Greg Mayne

Photo of Greg Mayne of Environment Canada Speaker at 2013 Forum

Greg Mayne

Mr. Greg Mayne works with Environment Canada’s Great Lakes Issue Management and Reporting Section.

He collaborates with Canadian and U.S government organizations, ENGOs, academia and community-based conservation groups to identify management needs, strategies and projects that promote water quality and biodiversity conservation of the Great Lakes.

He currently plays a lead role in Lake Huron management as part of the Lake Huron Binational Partnership and the Lake Huron-Georgian Bay Framework for Community Action.

Professional Affiliation

Great Lakes Issue Management and Reporting Section – Lake Huron
Section de la Gestion des Enjeux et des Rapports des Grand Lacs-Lac Huron
Environment Canada/Environnement Canada
Government of Canada I Gouvernement du Canada

2013 Changing Lakes Forum Topic

From Water Quality Agreement to Regional Implementation

Local Actions with Community and Global Impacts:
The Role of the Bruce Peninsula in Conserving Lake Huron

Co-Presenter: Dan Krauss

Website I Site http://www.ec.gc.ca/grandslacs-greatlakes

Of the five Great Lakes, Lake Huron, more than any other, embodies the biodiversity of the basin. Stretching over 350 km from Ontario’s “Carolinian” zone to the boreal transition forests along the North Channel, Lake Huron includes a multitude of climatic, geological and biogeographical zones. This second largest of the Great Lakes, Lake Huron’s meandering shoreline and thousands of islands represent the longest freshwater coast in the world. It is also an ecosystem under stress – invasive species, climate change, water pollution, poorly planned shoreline, residential and industrial development, and altered hydrology are all having a negative effect on biodiversity, ecological services and the quality of life in coastal communities.
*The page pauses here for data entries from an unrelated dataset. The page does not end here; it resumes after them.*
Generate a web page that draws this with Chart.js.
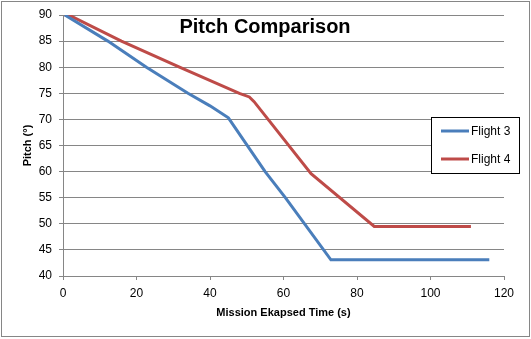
<!DOCTYPE html>
<html>
<head>
<meta charset="utf-8">
<script src="https://cdn.jsdelivr.net/npm/chart.js@4/dist/chart.umd.min.js"></script>
<style>
html,body{margin:0;padding:0;background:#fff;}
canvas{display:block;}
</style>
</head>
<body>
<canvas id="c" width="531" height="339"></canvas>
<script>
// ---- data ----
const chartTitle = 'Pitch Comparison';
const xAxisTitle = 'Mission Ekapsed Time (s)';
const yAxisTitle = 'Pitch (°)';
const seriesNames = ['Flight 3', 'Flight 4'];
const flight3Time  = [0.5, 12.2, 22.7, 34, 40, 45, 55, 60.5, 72.9, 116];
const flight3Pitch = [90, 85, 80, 75, 72.6, 70.3, 60, 55, 43.1, 43.1];
const flight4Time  = [0.5, 2.5, 15.9, 31.7, 48, 50.7, 52, 67.5, 84.7, 111];
const flight4Pitch = [90, 89.7, 85, 80, 75, 74.3, 73.4, 59.6, 49.5, 49.5];
const xTicks = [0, 20, 40, 60, 80, 100, 120];
const yTicks = [40, 45, 50, 55, 60, 65, 70, 75, 80, 85, 90];

const toPts = (xs, ys) => xs.map((x, i) => ({x: x, y: ys[i]}));
const FONT = "'Liberation Sans', Arial, sans-serif";
Chart.defaults.font.family = FONT;
Chart.defaults.color = '#000';

const frameAndOverlay = {
  id: 'frameAndOverlay',
  beforeDraw(chart) {
    const ctx = chart.ctx;
    ctx.save();
    ctx.fillStyle = '#fff';
    ctx.fillRect(0, 0, chart.width, chart.height);
    ctx.strokeStyle = '#868686';
    ctx.lineWidth = 1;
    ctx.strokeRect(1.5, 1.5, 528, 335);
    ctx.restore();
  },
  afterDraw(chart) {
    const ctx = chart.ctx;
    ctx.save();
    // title
    ctx.fillStyle = '#000';
    ctx.font = "bold 20px " + FONT;
    ctx.textAlign = 'center';
    ctx.textBaseline = 'alphabetic';
    ctx.fillText(chartTitle, 265, 33);
    // legend
    ctx.fillStyle = '#fff';
    ctx.fillRect(431.5, 117.5, 88, 56);
    ctx.strokeStyle = '#000';
    ctx.lineWidth = 1;
    ctx.strokeRect(431.5, 117.5, 88, 56);
    const ys = [131, 159];
    chart.data.datasets.forEach((ds, i) => {
      ctx.strokeStyle = ds.borderColor;
      ctx.lineWidth = 3;
      ctx.beginPath();
      ctx.moveTo(441, ys[i]);
      ctx.lineTo(469, ys[i]);
      ctx.stroke();
      ctx.fillStyle = '#000';
      ctx.font = "12px " + FONT;
      ctx.textAlign = 'left';
      ctx.textBaseline = 'middle';
      ctx.fillText(ds.label, 471, ys[i] + 0.5);
    });
    ctx.restore();
  }
};

new Chart(document.getElementById('c'), {
  type: 'line',
  data: {
    datasets: [
      { label: seriesNames[0], data: toPts(flight3Time, flight3Pitch),
        borderColor: '#4A7EBB', borderWidth: 3, pointRadius: 0, tension: 0, fill: false },
      { label: seriesNames[1], data: toPts(flight4Time, flight4Pitch),
        borderColor: '#BE4B48', borderWidth: 3, pointRadius: 0, tension: 0, fill: false }
    ]
  },
  options: {
    responsive: false,
    animation: false,
    devicePixelRatio: 1,
    layout: { padding: { top: 15, right: 27, left: 0, bottom: 0 } },
    plugins: { legend: { display: false }, title: { display: false }, tooltip: { enabled: false } },
    scales: {
      x: {
        type: 'linear', min: 0, max: 120,
        afterFit(s) { s.height = 63; },
        afterBuildTicks(s) { s.ticks = xTicks.map(v => ({value: v})); },
        grid: { drawOnChartArea: false, drawTicks: true, tickLength: 4, color: '#868686' },
        border: { color: '#868686' },
        ticks: { font: { size: 12 }, padding: 6, maxRotation: 0, color: '#000' },
        title: { display: true, text: xAxisTitle, font: { size: 11, weight: 'bold' }, padding: { top: 0, bottom: 19 }, color: '#000' }
      },
      y: {
        type: 'linear', min: 40, max: 90,
        afterFit(s) { s.width = 63; },
        afterBuildTicks(s) { s.ticks = yTicks.map(v => ({value: v})); },
        grid: { color: '#868686', drawTicks: true, tickLength: 4 },
        border: { color: '#868686' },
        ticks: { font: { size: 12 }, padding: 7, color: '#000' },
        title: { display: true, text: yAxisTitle, font: { size: 11, weight: 'bold' }, padding: { top: 21, bottom: 0 }, color: '#000' }
      }
    }
  },
  plugins: [frameAndOverlay]
});
</script>
</body>
</html>
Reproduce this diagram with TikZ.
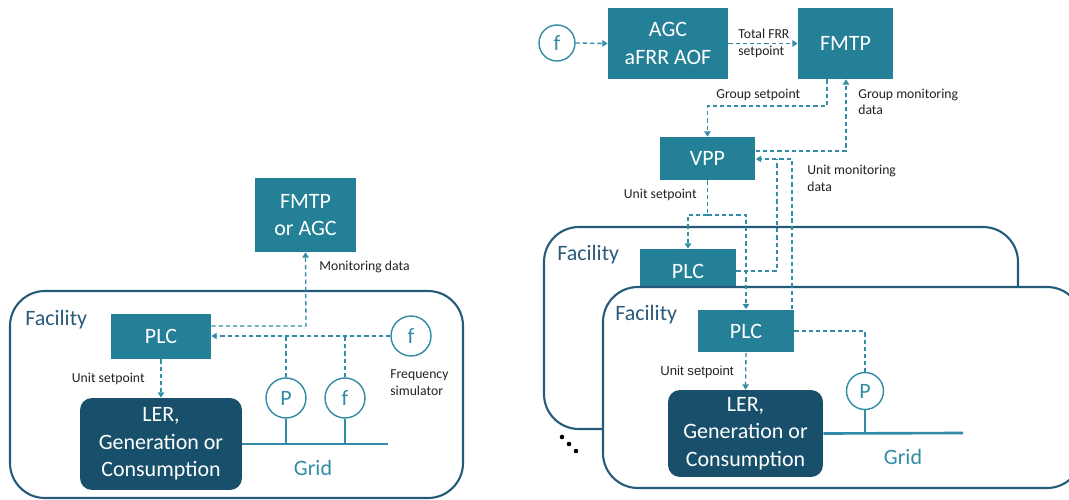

Increasing awareness about the importance of biodiversity and the link between environmental health and human well-being has focussed attention on conserving and restoring the Great Lakes. In October 2010 the Lake Huron Biodiversity Conservation Strategy was released. Developed by over 400 experts representing over 100 organizations from around the basin, the Lake Huron Biodiversity Conservation Strategy is an international initiative designed to identify what actions are needed to protect and conserve the biodiversity of Lake Huron. The revised Great Lakes Water Quality Agreement was released in 2012, and includes a greater emphasis on coastal areas and nearshore waters. Both of these planning documents provide a platform on which to base regional conservation initiatives to protect and restore the health of the Great Lakes.

This presentation will provide an overview of these planning initiatives, and discuss the importance of the Bruce Peninsula in context of the Great Lakes conservation. Key local opportunities and actions that will have broad and long-lasting impacts on the health of local communities and Lake Huron will be explored.